La questione assume particolare rilevanza alla luce delle forme pensionistiche complementari, diffusissime nel mondo del lavoro moderno. La Corte distingue con precisione la natura retributiva e sinallagmatica del TFR da quella previdenziale delle somme versate in fondo, soggetti a regole contrattuali e temporali diverse. Tale distinzione evita un’estensione indebita del principio di partecipazione dell’ex coniuge alle fortune economiche dell’altro, tutelando altresì la autonomia negoziale delle scelte previdenziali del titolare del trattamento.
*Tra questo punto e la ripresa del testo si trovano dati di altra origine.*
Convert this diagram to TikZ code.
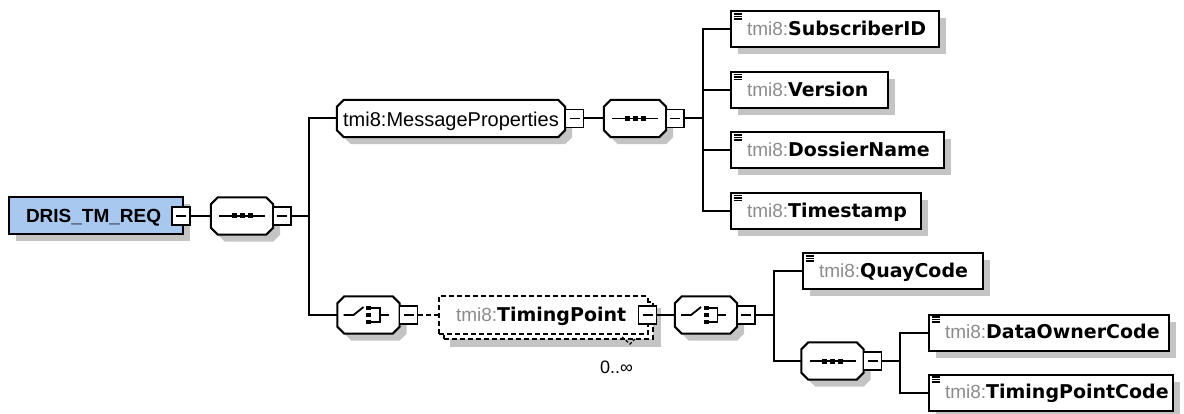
\documentclass[tikz,border=0pt]{standalone}
\usepackage{fontspec}
\setmainfont{Liberation Sans}
\newfontfamily\djv{DejaVu Sans}
\usetikzlibrary{shadows}
\pgfdeclarelayer{back}
\pgfsetlayers{back,main}
\definecolor{shadowgray}{HTML}{C4C4C4}
\definecolor{rootblue}{HTML}{A9C8EF}
\definecolor{nsgray}{HTML}{8C8C8C}
\tikzset{
  conn/.style={draw=black, line width=2pt},
  dconn/.style={conn, dash pattern=on 5pt off 3pt},
  dropsh/.style={drop shadow={shadow xshift=7pt, shadow yshift=-7pt, opacity=1, fill=shadowgray}},
  xbox/.style={draw=black, line width=2pt, fill=white, rectangle, minimum height=36pt,
    inner ysep=0pt, inner xsep=16pt, anchor=west, text height=14pt, text depth=1.5pt},
  elem/.style={xbox, dropsh, font=\fontsize{19}{22}\selectfont},
  rootbox/.style={xbox, dropsh, fill=rootblue, minimum height=37pt, inner xsep=17pt,
    text height=14.5pt, text depth=1pt, font=\fontsize{19}{22}\selectfont\bfseries},
  tpbox/.style={xbox, dash pattern=on 5pt off 3pt, minimum width=209pt, minimum height=37pt,
    inner xsep=17pt, font=\fontsize{19}{22}\selectfont},
  minusbox/.style={draw=black, line width=1.8pt, fill=white, rectangle, minimum width=18pt,
    minimum height=18pt, inner sep=0pt,
    path picture={\draw[line width=1.8pt] ([xshift=4pt]path picture bounding box.west) -- ([xshift=-4pt]path picture bounding box.east);}},
  comp/.style={rectangle, draw=none, minimum width=62pt, minimum height=37pt, inner sep=0pt},
  octline/.style={draw=black, line width=2pt, fill=white, line join=miter},
  iconline/.style={line width=1.8pt},
  eline/.style={line width=1.2pt},
  occtick/.style={line width=1.3pt, dash pattern=on 3pt off 2pt},
}
% octagon (compositor / complex element) drawn around a named node, with its shadow
\newcommand\drawoct[1]{%
  \begin{pgfonlayer}{back}
  \path[fill=shadowgray, transform canvas={shift={(7pt,-7pt)}}]
    ([xshift=7pt]#1.north west) -- ([xshift=-7pt]#1.north east) -- ([yshift=-7pt]#1.north east)
    -- ([yshift=7pt]#1.south east) -- ([xshift=-7pt]#1.south east) -- ([xshift=7pt]#1.south west)
    -- ([yshift=7pt]#1.south west) -- ([yshift=-7pt]#1.north west) -- cycle;
  \path[octline]
    ([xshift=7pt]#1.north west) -- ([xshift=-7pt]#1.north east) -- ([yshift=-7pt]#1.north east)
    -- ([yshift=7pt]#1.south east) -- ([xshift=-7pt]#1.south east) -- ([xshift=7pt]#1.south west)
    -- ([yshift=7pt]#1.south west) -- ([yshift=-7pt]#1.north west) -- cycle;
  \end{pgfonlayer}}
% sequence icon
\newcommand\seqicon[1]{%
  \draw[iconline] ([xshift=-23pt]#1.center) -- ([xshift=23pt]#1.center);
  \fill ([shift={(-10.5pt,-2.5pt)}]#1.center) rectangle ([shift={(-5.5pt,2.5pt)}]#1.center);
  \fill ([shift={(-2.5pt,-2.5pt)}]#1.center) rectangle ([shift={(2.5pt,2.5pt)}]#1.center);
  \fill ([shift={(5.5pt,-2.5pt)}]#1.center) rectangle ([shift={(10.5pt,2.5pt)}]#1.center);}
% choice icon
\newcommand\choiceicon[1]{%
  \draw[iconline] ([xshift=-25pt]#1.center) -- ([xshift=-15pt]#1.center) -- ([shift={(-5pt,8pt)}]#1.center);
  \fill ([shift={(-2.5pt,4.75pt)}]#1.center) rectangle ([shift={(2.5pt,9.25pt)}]#1.center);
  \fill ([shift={(-2.5pt,-2.25pt)}]#1.center) rectangle ([shift={(2.5pt,2.25pt)}]#1.center);
  \fill ([shift={(-2.5pt,-9.25pt)}]#1.center) rectangle ([shift={(2.5pt,-4.75pt)}]#1.center);
  \draw[iconline] ([shift={(2.5pt,7pt)}]#1.center) -- ([shift={(11.5pt,7pt)}]#1.center)
    -- ([shift={(11.5pt,-7pt)}]#1.center) -- ([shift={(2.5pt,-7pt)}]#1.center);
  \draw[iconline] ([xshift=11.5pt]#1.center) -- ([xshift=20pt]#1.center);}
% element with simple content
\newcommand\elemnode[5]{%
  \node[elem, minimum width=#4pt] (#1) at (#2,#3)
    {\makebox[\dimexpr #4pt-32pt\relax][l]{\textcolor{nsgray}{tmi8:}{\djv\bfseries #5}}};
  \draw[eline] ([shift={(3.5pt,-3.5pt)}]#1.north west) -- ([shift={(11.5pt,-3.5pt)}]#1.north west)
    ([shift={(3.5pt,-6pt)}]#1.north west) -- ([shift={(11.5pt,-6pt)}]#1.north west)
    ([shift={(3.5pt,-8.5pt)}]#1.north west) -- ([shift={(11.5pt,-8.5pt)}]#1.north west);}

\begin{document}
\begin{tikzpicture}[x=1pt, y=-1pt]
\useasboundingbox (0,0) rectangle (1184,414);

% root element
\node[rootbox, minimum width=174pt] (root) at (8,216) {\makebox[140pt][l]{DRIS\_TM\_REQ}};
\node[minusbox] (mr) at (181,216) {};

% sequence 1
\node[comp] (s1) at (242,216) {};
\drawoct{s1}
\seqicon{s1}
\node[minusbox] (ms1) at (282,216) {};
\coordinate (b1) at (309,216);

% MessageProperties
\node[comp, minimum width=228pt, font=\fontsize{20}{22}\selectfont, text height=16.5pt, text depth=0pt] (mp) at (451,118.5) {tmi8:MessageProperties};
\drawoct{mp}
\node[minusbox] (mmp) at (574.5,118.5) {};

% sequence 2
\node[comp, minimum width=62pt] (s2) at (635,118.5) {};
\drawoct{s2}
\seqicon{s2}
\node[minusbox] (ms2) at (675,118.5) {};
\coordinate (b2) at (703,118.5);

\elemnode{sub}{730}{29.5}{208}{SubscriberID}
\elemnode{ver}{730}{90}{157}{Version}
\elemnode{dos}{730}{150.5}{213}{DossierName}
\elemnode{tst}{730}{211}{190}{Timestamp}

% choice 1
\node[comp] (c1) at (368.5,315) {};
\drawoct{c1}
\choiceicon{c1}
\node[minusbox] (mc1) at (408.5,315) {};

% TimingPoint (repeated)
\node[tpbox] (tpb) at (443,320) {};
\begin{pgfonlayer}{back}
\fill[shadowgray] ([shift={(7pt,-7pt)}]tpb.south west) rectangle ([shift={(7pt,-7pt)}]tpb.north east);
\end{pgfonlayer}
\node[tpbox] (tp) at (438,315) {\makebox[175pt][l]{\textcolor{nsgray}{tmi8:}{\djv\bfseries TimingPoint}}};
\node[minusbox] (mtp) at (647.5,315) {};
\node[anchor=base, font=\fontsize{18}{20}\selectfont] (occ) at (616.5,373) {0..∞};
\draw[occtick] (622,337) -- (630,344) -- (635,339);

% choice 2
\node[comp] (c2) at (706,315) {};
\drawoct{c2}
\choiceicon{c2}
\node[minusbox] (mc2) at (746,315) {};
\coordinate (b3) at (774,315);

\elemnode{quay}{802}{271.5}{180}{QuayCode}

% sequence 3
\node[comp] (s3) at (832.5,361) {};
\drawoct{s3}
\seqicon{s3}
\node[minusbox] (ms3) at (872.5,361) {};
\coordinate (b4) at (900,361);

\elemnode{dat}{928}{332.5}{240}{DataOwnerCode}
\elemnode{tpc}{928}{392.5}{244}{TimingPointCode}

% connectors
\draw[conn] (mr.east) -- (s1.west);
\draw[conn] (ms1.east) -- (b1);
\draw[conn] (mp.west) -| (b1) |- (c1.west);
\draw[conn] (mmp.east) -- (s2.west);
\draw[conn] (ms2.east) -- (b2);
\draw[conn] (sub.west) -| (b2);
\draw[conn] (ver.west) -| (b2);
\draw[conn] (dos.west) -| (b2);
\draw[conn] (tst.west) -| (b2);
\draw[dconn] (mc1.east) -- (tp.west);
\draw[conn] (mtp.east) -- (c2.west);
\draw[conn] (mc2.east) -- (b3);
\draw[conn] (quay.west) -| (b3);
\draw[conn] (s3.west) -| (b3);
\draw[conn] (ms3.east) -- (b4);
\draw[conn] (dat.west) -| (b4);
\draw[conn] (tpc.west) -| (b4);
\end{tikzpicture}
\end{document}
Rimane aperto solamente un margine per il riconoscimento di un aumento o revisione dell’assegno divorzile in ipotesi di successivi benefici derivanti dalla pensione complementare, in quanto detti aumenti rappresentano miglioramenti economici dell’ex coniuge obbligato, rilevabili nella dinamica economica complessiva del divorzio.

Massima

In tema di assegno divorzile, il diritto previsto dall’art. 12 bis l. 898/1970 all’attribuzione di una quota dell’indennità di fine rapporto dell’altro coniuge non si applica agli atti dispositivi del TFR consentiti dall’ordinamento, quali il conferimento in forma anticipata nel Fondo di Previdenza Complementare, se il versamento avviene prima della proposizione della domanda di scioglimento o cessazione degli effetti civili del matrimonio. Le eventuali prestazioni di previdenza complementare ottenute successivamente per effetto dei conferimenti in essere possono invece essere valutate ai fini della determinazione o modifica dell’assegno divorzile.